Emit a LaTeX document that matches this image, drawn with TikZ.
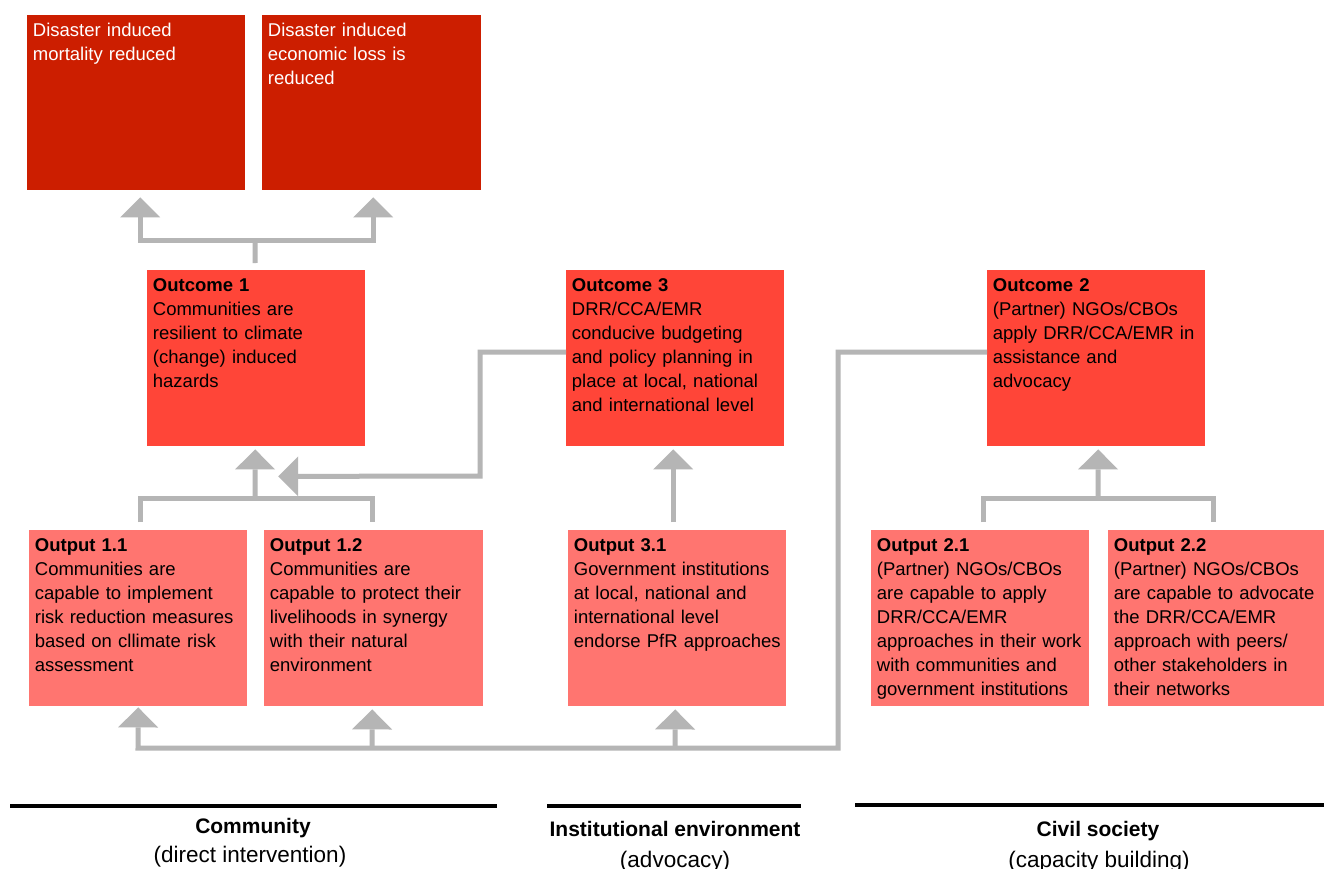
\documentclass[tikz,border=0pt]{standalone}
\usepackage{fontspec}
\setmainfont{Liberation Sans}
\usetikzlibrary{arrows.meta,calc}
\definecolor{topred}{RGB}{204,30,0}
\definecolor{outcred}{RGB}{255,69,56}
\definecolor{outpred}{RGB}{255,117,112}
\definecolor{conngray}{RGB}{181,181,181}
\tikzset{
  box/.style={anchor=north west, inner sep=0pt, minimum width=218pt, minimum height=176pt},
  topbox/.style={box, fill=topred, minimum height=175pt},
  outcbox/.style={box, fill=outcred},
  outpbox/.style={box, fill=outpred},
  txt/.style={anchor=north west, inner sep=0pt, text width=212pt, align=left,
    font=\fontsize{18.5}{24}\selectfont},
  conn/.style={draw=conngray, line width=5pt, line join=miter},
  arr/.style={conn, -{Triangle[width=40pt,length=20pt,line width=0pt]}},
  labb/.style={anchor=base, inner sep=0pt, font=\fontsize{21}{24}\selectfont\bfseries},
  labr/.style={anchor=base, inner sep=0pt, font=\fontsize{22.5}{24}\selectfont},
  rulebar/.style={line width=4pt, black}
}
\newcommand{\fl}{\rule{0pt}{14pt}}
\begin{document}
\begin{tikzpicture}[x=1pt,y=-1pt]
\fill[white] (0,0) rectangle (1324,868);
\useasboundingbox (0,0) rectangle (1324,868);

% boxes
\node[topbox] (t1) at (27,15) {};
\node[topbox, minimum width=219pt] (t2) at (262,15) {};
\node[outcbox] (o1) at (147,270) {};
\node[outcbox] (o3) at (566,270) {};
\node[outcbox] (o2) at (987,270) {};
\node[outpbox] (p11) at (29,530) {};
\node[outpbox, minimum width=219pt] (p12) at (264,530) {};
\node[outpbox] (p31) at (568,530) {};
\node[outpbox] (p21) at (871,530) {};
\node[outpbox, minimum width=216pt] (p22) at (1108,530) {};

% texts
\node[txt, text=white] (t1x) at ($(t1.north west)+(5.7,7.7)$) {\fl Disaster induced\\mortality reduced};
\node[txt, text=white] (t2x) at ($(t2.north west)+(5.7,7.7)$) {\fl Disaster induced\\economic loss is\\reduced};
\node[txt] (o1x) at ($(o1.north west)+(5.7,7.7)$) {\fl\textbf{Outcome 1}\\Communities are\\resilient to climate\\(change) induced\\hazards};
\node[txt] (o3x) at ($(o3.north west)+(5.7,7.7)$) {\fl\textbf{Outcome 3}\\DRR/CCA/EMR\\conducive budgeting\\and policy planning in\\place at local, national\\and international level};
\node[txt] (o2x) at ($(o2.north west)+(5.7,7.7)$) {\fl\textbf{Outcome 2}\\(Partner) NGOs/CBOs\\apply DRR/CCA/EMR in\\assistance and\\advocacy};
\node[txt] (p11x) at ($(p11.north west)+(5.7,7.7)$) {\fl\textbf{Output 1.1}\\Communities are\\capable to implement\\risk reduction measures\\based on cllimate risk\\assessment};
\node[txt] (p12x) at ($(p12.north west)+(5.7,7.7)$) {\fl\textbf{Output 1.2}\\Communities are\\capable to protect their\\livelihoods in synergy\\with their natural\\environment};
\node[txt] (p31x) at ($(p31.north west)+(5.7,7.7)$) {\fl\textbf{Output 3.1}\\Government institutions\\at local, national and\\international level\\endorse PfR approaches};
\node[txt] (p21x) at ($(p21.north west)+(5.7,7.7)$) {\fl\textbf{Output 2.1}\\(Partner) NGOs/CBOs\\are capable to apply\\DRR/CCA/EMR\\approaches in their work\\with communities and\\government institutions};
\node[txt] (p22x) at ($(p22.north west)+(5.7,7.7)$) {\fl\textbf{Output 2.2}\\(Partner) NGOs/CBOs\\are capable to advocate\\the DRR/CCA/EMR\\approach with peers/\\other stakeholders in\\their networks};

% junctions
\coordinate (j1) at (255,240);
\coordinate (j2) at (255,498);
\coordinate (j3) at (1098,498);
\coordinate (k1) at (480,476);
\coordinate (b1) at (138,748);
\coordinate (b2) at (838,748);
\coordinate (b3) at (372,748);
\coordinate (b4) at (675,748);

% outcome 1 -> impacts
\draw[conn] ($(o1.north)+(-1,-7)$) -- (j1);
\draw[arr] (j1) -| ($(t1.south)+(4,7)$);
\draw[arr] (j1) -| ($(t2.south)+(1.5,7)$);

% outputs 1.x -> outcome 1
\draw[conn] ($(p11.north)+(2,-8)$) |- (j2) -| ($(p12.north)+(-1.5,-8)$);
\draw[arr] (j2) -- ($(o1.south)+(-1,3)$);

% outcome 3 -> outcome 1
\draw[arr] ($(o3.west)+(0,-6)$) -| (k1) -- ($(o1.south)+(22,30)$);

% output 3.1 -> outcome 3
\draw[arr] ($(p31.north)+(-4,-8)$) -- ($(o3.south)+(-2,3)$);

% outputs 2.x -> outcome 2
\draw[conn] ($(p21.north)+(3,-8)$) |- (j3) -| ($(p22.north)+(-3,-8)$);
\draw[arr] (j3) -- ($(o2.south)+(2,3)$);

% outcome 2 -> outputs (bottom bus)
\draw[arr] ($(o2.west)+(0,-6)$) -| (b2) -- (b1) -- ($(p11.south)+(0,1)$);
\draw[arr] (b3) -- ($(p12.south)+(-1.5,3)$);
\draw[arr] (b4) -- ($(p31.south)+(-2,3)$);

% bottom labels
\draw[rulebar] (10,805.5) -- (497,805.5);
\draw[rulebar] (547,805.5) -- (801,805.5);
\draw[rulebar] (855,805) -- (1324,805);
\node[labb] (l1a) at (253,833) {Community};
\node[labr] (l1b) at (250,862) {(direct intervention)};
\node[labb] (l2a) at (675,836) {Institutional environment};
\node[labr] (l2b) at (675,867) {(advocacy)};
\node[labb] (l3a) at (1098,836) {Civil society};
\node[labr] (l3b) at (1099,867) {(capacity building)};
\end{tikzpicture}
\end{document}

# # #

» **Exercise task**
Write out each line of the listing above, exactly, from its first line to the line holding "minimum width=216pt] (p22)", inclusive. Skip the pictures.

» **Exercise solution**
Emit a LaTeX document that matches this image, drawn with TikZ.
\documentclass[tikz,border=0pt]{standalone}
\usepackage{fontspec}
\setmainfont{Liberation Sans}
\usetikzlibrary{arrows.meta,calc}
\definecolor{topred}{RGB}{204,30,0}
\definecolor{outcred}{RGB}{255,69,56}
\definecolor{outpred}{RGB}{255,117,112}
\definecolor{conngray}{RGB}{181,181,181}
\tikzset{
  box/.style={anchor=north west, inner sep=0pt, minimum width=218pt, minimum height=176pt},
  topbox/.style={box, fill=topred, minimum height=175pt},
  outcbox/.style={box, fill=outcred},
  outpbox/.style={box, fill=outpred},
  txt/.style={anchor=north west, inner sep=0pt, text width=212pt, align=left,
    font=\fontsize{18.5}{24}\selectfont},
  conn/.style={draw=conngray, line width=5pt, line join=miter},
  arr/.style={conn, -{Triangle[width=40pt,length=20pt,line width=0pt]}},
  labb/.style={anchor=base, inner sep=0pt, font=\fontsize{21}{24}\selectfont\bfseries},
  labr/.style={anchor=base, inner sep=0pt, font=\fontsize{22.5}{24}\selectfont},
  rulebar/.style={line width=4pt, black}
}
\newcommand{\fl}{\rule{0pt}{14pt}}
\begin{document}
\begin{tikzpicture}[x=1pt,y=-1pt]
\fill[white] (0,0) rectangle (1324,868);
\useasboundingbox (0,0) rectangle (1324,868);

% boxes
\node[topbox] (t1) at (27,15) {};
\node[topbox, minimum width=219pt] (t2) at (262,15) {};
\node[outcbox] (o1) at (147,270) {};
\node[outcbox] (o3) at (566,270) {};
\node[outcbox] (o2) at (987,270) {};
\node[outpbox] (p11) at (29,530) {};
\node[outpbox, minimum width=219pt] (p12) at (264,530) {};
\node[outpbox] (p31) at (568,530) {};
\node[outpbox] (p21) at (871,530) {};
\node[outpbox, minimum width=216pt] (p22) at (1108,530) {};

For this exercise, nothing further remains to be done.